SGD and Weight Decay Secretly Minimize the Rank of Your Neural Network

TL;DR

This paper reveals that SGD with weight decay inherently biases neural network weights towards low-rank solutions, especially with smaller batch sizes and higher learning rates, and explores its implications for generalization.

Contribution

It provides a theoretical and empirical analysis showing that SGD and weight decay induce a rank minimization bias without relying on data assumptions.

Findings

SGD with weight decay promotes low-rank weight matrices.

Smaller batch sizes and higher learning rates intensify the bias.

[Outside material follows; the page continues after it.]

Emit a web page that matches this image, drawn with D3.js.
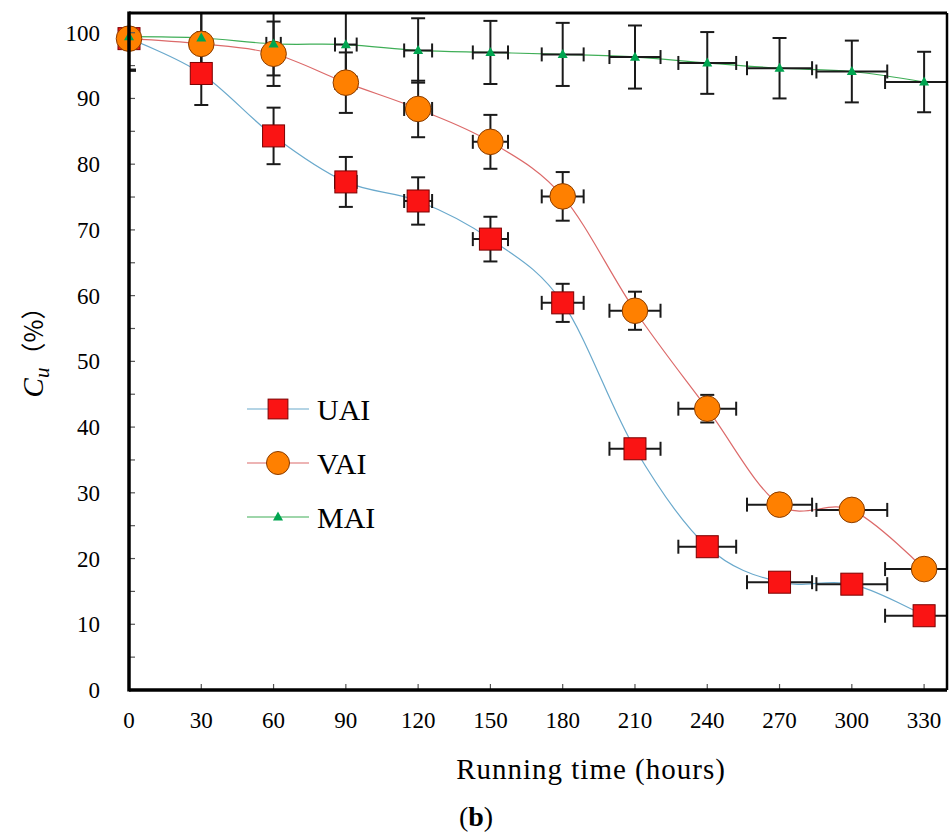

The bias has a marginal impact on test performance.

Abstract

We investigate the inherent bias of Stochastic Gradient Descent (SGD) toward learning low-rank weight matrices during the training of deep neural networks. Our results demonstrate that training with mini-batch SGD and weight decay induces a bias toward rank minimization in the weight matrices. Specifically, we show both theoretically and empirically that this bias becomes more pronounced with smaller batch sizes, higher learning rates, or stronger weight decay. Additionally, we predict and empirically confirm that weight decay is essential for this bias to occur. Unlike previous literature, our analysis does not rely on assumptions about the data, convergence, or optimality of the weight matrices, making it applicable to a wide range of neural network architectures of any width or depth. Finally, we empirically explore the connection between this bias and generalization, finding that it has a marginal effect on the test performance.